Convenient tail bounds for sums of random tensors

TL;DR

This paper develops new probability bounds for sums of random Hermitian tensors, extending classical scalar inequalities to the tensor setting and providing tools for analyzing large deviations of tensor eigenvalues.

Contribution

It generalizes Laplace transform and Lieb's concavity theorem from matrices to tensors, enabling tensor-specific tail bounds and inequalities.

Findings

Derived tail bounds for eigenvalues of sums of random Hermitian tensors

Extended classical scalar inequalities like Chernoff, Bennett, Bernstein to tensors

Established tensor-valued martingale inequalities such as Azuma, Hoeffding, McDiarmid

Abstract

This work prepares new probability bounds for sums of random, independent, Hermitian tensors. These probability bounds characterize large-deviation behavior of the extreme eigenvalue of the sums of random tensors.

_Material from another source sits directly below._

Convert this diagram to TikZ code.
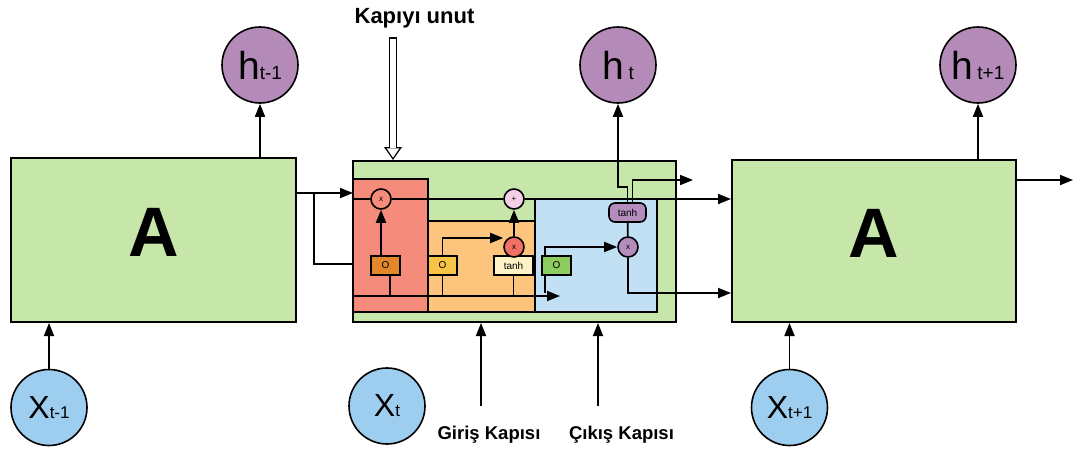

We extend Lapalace transform method and Lieb's concavity theorem from matrices to tensors, and apply these tools to generalize the classical bounds associated with the names Chernoff, Bennett, and Bernstein from the scalar to the tensor setting. Tail bounds for the norm of a sum of random rectangular tensors are also derived from corollaries of random Hermitian tensors cases. The proof mechanism can also be applied to tensor-valued martingales and tensor-based Azuma, Hoeffding and McDiarmid inequalities are established.